Definitely a possibility to look into, although I can’t yet quite visualize how I could make the commands work for each item - I can currently “ort”, “ort camera”, “ort trees”, etc quite easily. Using the record and replay I may have to edit the file every time to replace the noun of what I want to test. I actually consider the “undo” thing resolved as of my last post, that solution involves only a global variable and is easy to implement - UNDO was only ever a way to avoid changing the game state in the middle of ORTing, but now that I can easily block those action from being ORTd in any instance I desire, I’m satisfied. It is simple enough to test, quit, add a line to block an ORTd action, recompile and test again. I don’t see this as a tool that is heavily used all the time anyway; a couple of times for each object, first early in development to give ideas how to mange the responses and then later when a certain section or location is as good as completed, just to make sure. This piece of code is kinda meant to reveal stuff that you go tinker with immediately, it’s not really something that has to be resilient enough to endure a lengthy playthrough.
When trying to implement ORT for the verbs which require topics, like consult and ask, I ran into the limit of what I can do at this exact point, so now I’m unhurriedly pausing ORT to continue reading through the DM4 until I get to that relevant chapter.
In the meantime, it’s already proven to be a useful tool to me, in the sense that I can look at a certain interaction result for a certain command and ask myself “is this a desirable output” and continue from there.
There are possibly many verbs that may be considered superfluous to test on everything every single time, lile swing and switchoff and pray, but since the point is to catch unexpected situations, it makes sense to cover all bases.
I’m currently least satisfied with how a user can implement their own verbs. Right now I can only envision that they have to open the .h file, go to the sub, and in the end of the sub there’s an area clearly marked where they can add new verbs, following the template of all the others. I don’t like that a user has to open the extension file directly and edit a copy of it for every game. If that’s the case I may instead recommend the code is simply copy-pasted into the project, and not kept separate.
Anyway, so it’s currently paused while I learn more I6, but it’s only those actions that are missing. In the meantime I’m actively using what I already have as I continue to experiment with examples and exercises in DM4. It’s practically finished for its intended use.
Interestingly I have found that, if during ORT I pick up an object which has a custom “after take” reply (namely the mushroom in Ruins) which checks to see whether it ‘has moved’… well, later on down the line, the mushroom is dropped during ORT as well, and if I try to pick it up again I still get the custom text which shouldn’t appear anymore. I figure that there is code to update that which only gets called at the end of all the actions, and since ORT takes and drops within a single Sub, by the end the game may check to see whether it is still where it was… and it is, because it was dropped after being picked up… so it doesn’t give it “moved”.

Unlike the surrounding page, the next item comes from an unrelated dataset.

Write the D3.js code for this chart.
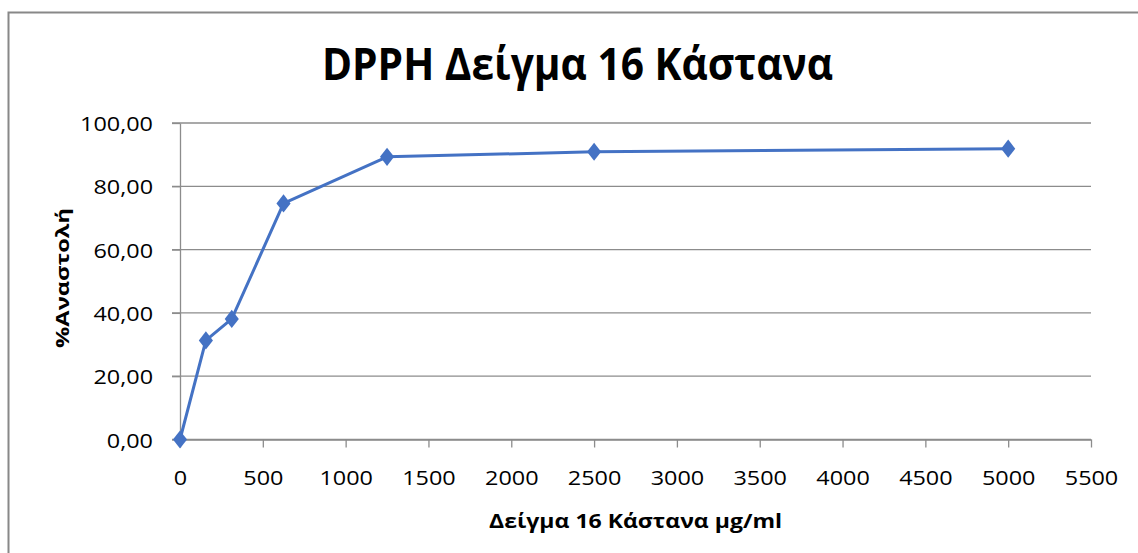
<!DOCTYPE html>
<html>
<head>
<meta charset="utf-8">
<script src="https://cdn.jsdelivr.net/npm/d3@7"></script>
<style>
  html, body { margin: 0; padding: 0; background: #fff; }
  svg { display: block; }
  text { font-family: "Open Sans", "Noto Sans", sans-serif; fill: #000; }
</style>
</head>
<body>
<svg id="chart" width="1138" height="553"></svg>
<script>
// Concentration (µg/ml) and inhibition (%) for sample 16
const concentrations = [0, 156.25, 312.5, 625, 1250, 2500, 5000];
const inhibition = [0.00, 31.3, 38.1, 74.6, 89.3, 90.9, 91.9];
const xTicks = [0, 500, 1000, 1500, 2000, 2500, 3000, 3500, 4000, 4500, 5000, 5500];
const yTicks = [0, 20, 40, 60, 80, 100];

const chartTitle = "DPPH Δείγμα 16 Κάστανα";
const xTitle = "Δείγμα 16 Κάστανα μg/ml";
const yTitle = "%Αναστολή";

const W = 1138, H = 553;
const plot = { left: 180, right: 1091, top: 123, bottom: 439.5 };
const lineColor = "#4472C4";
const gridColor = "#8c8c8c";
const stretch = 1.2;

const svg = d3.select("#chart");

// Outer chart frame (extends past the right and bottom edges)
svg.append("rect")
  .attr("x", 8.5).attr("y", 12.5)
  .attr("width", W + 10).attr("height", H + 10)
  .attr("fill", "#fff").attr("stroke", "#888").attr("stroke-width", 2);

const x = d3.scaleLinear().domain([0, 5500]).range([plot.left, plot.right]);
const y = d3.scaleLinear().domain([0, 100]).range([plot.bottom, plot.top]);

// Horizontal gridlines
svg.append("g")
  .selectAll("line")
  .data(yTicks)
  .join("line")
  .attr("x1", plot.left - 8).attr("x2", plot.right)
  .attr("y1", d => y(d)).attr("y2", d => y(d))
  .attr("stroke", gridColor).attr("stroke-width", 1.3);

// Y axis
const yAxis = svg.append("g")
  .attr("transform", `translate(${plot.left},0)`)
  .call(d3.axisLeft(y).tickValues(yTicks).tickSize(8).tickSizeOuter(0)
    .tickFormat(d => d3.format(".2f")(d).replace(".", ",")));
yAxis.select(".domain").attr("stroke", gridColor).attr("stroke-width", 1.3);
yAxis.selectAll(".tick line").attr("stroke", gridColor).attr("stroke-width", 1.3);
yAxis.selectAll(".tick text")
  .attr("x", null).attr("dy", null)
  .attr("font-size", 19.5)
  .attr("text-anchor", "end")
  .attr("dominant-baseline", "central")
  .attr("transform", `translate(-27,0) scale(${stretch},1)`);

// X axis
const xAxis = svg.append("g")
  .attr("transform", `translate(0,${plot.bottom})`)
  .call(d3.axisBottom(x).tickValues(xTicks).tickSize(8).tickSizeOuter(0).tickFormat(d3.format("d")));
xAxis.select(".domain").attr("stroke", gridColor).attr("stroke-width", 1.3);
xAxis.selectAll(".tick line").attr("stroke", gridColor).attr("stroke-width", 1.3);
xAxis.selectAll(".tick text")
  .attr("y", null).attr("dy", null)
  .attr("font-size", 19.5)
  .attr("text-anchor", "middle")
  .attr("dominant-baseline", "central")
  .attr("transform", `translate(0,38) scale(${stretch},1)`);

// Data line and diamond markers
const line = d3.line().x((d, i) => x(concentrations[i])).y(d => y(d));
svg.append("path")
  .datum(inhibition)
  .attr("d", line)
  .attr("fill", "none")
  .attr("stroke", lineColor)
  .attr("stroke-width", 3)
  .attr("stroke-linejoin", "round");

const diamond = d3.symbol().type(d3.symbolDiamond).size(95);
svg.append("g")
  .selectAll("path")
  .data(inhibition)
  .join("path")
  .attr("d", diamond)
  .attr("transform", (d, i) => `translate(${x(concentrations[i])},${y(d)}) scale(1.35,1)`)
  .attr("fill", lineColor);

// Titles
svg.append("text")
  .attr("x", 577.5).attr("y", 80)
  .attr("text-anchor", "middle")
  .attr("font-size", 44).attr("font-weight", "bold")
  .attr("textLength", 511).attr("lengthAdjust", "spacingAndGlyphs")
  .text(chartTitle);

svg.append("text")
  .attr("x", (plot.left + plot.right) / 2).attr("y", 528)
  .attr("text-anchor", "middle")
  .attr("font-size", 19).attr("font-weight", "bold")
  .attr("textLength", 293).attr("lengthAdjust", "spacingAndGlyphs")
  .text(xTitle);

svg.append("text")
  .attr("transform", "translate(69,278) rotate(-90)")
  .attr("text-anchor", "middle")
  .attr("font-size", 17).attr("font-weight", "bold")
  .attr("textLength", 140).attr("lengthAdjust", "spacingAndGlyphs")
  .text(yTitle);
</script>
</body>
</html>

I am actually not very interested in ensuring that situations like the above work better because it’s outside the scope of what I intend to use this for: to quickly check responses and ensure that I find the results are desirable (and if not, add a few rules, maybe an object or two to capture an interaction which I think is too sensible not to be better recognised).
ORT has also shown to me some iffyness in implicit actions as they work by default, so I’ll need to take care. I have an action that blocks an item from being taken, but it’s implicitly taken anyway if I try to put it into another item! That’s the sort of behaviour I hope ORT helps catch, too.
Not to mention the bag thing I mentioned earlier. That’s default behaviour I’m getting, just by implementing a regular object in a regular room. So if I want to implement a sleeping bag, I need to ensure that I model properly blocking it from being implicitly taken when the player is in it, since the default world model doesn’t and results in that error.
Yep, if I know that certain implicit actions should just be removed - if I want to block implicit “taking” when “dropping” - I can resolve that by working on that level. But I still needed the behaviour to be exposed, so that I knew there was something to correct. And this is where I think ORT is useful, potentially.
To clarify: after these issues appear, I try to reproduce them manually, without ORT. And they are reproducible. So it’s not ORT screwing up.
EDIT - It’s also revealing to me that I can “drop west” to get the result “(first taking the west out of the compass) Dropped.” I’ll be honest, I expected the standard world model to be a little bit sturdier than this out of the box. But no matter! Because of ORT, I am exposing issues that need to be fixed! Because, without ORT, my code for a room where everything you drop goes to a different room - together with this implicit “take” on dropping - meant that I could drop “the west”, and have it go to a different room, and then I couldn’t move anymore! And I probably wouldn’t have though of anything to trigger this situation without the ORT.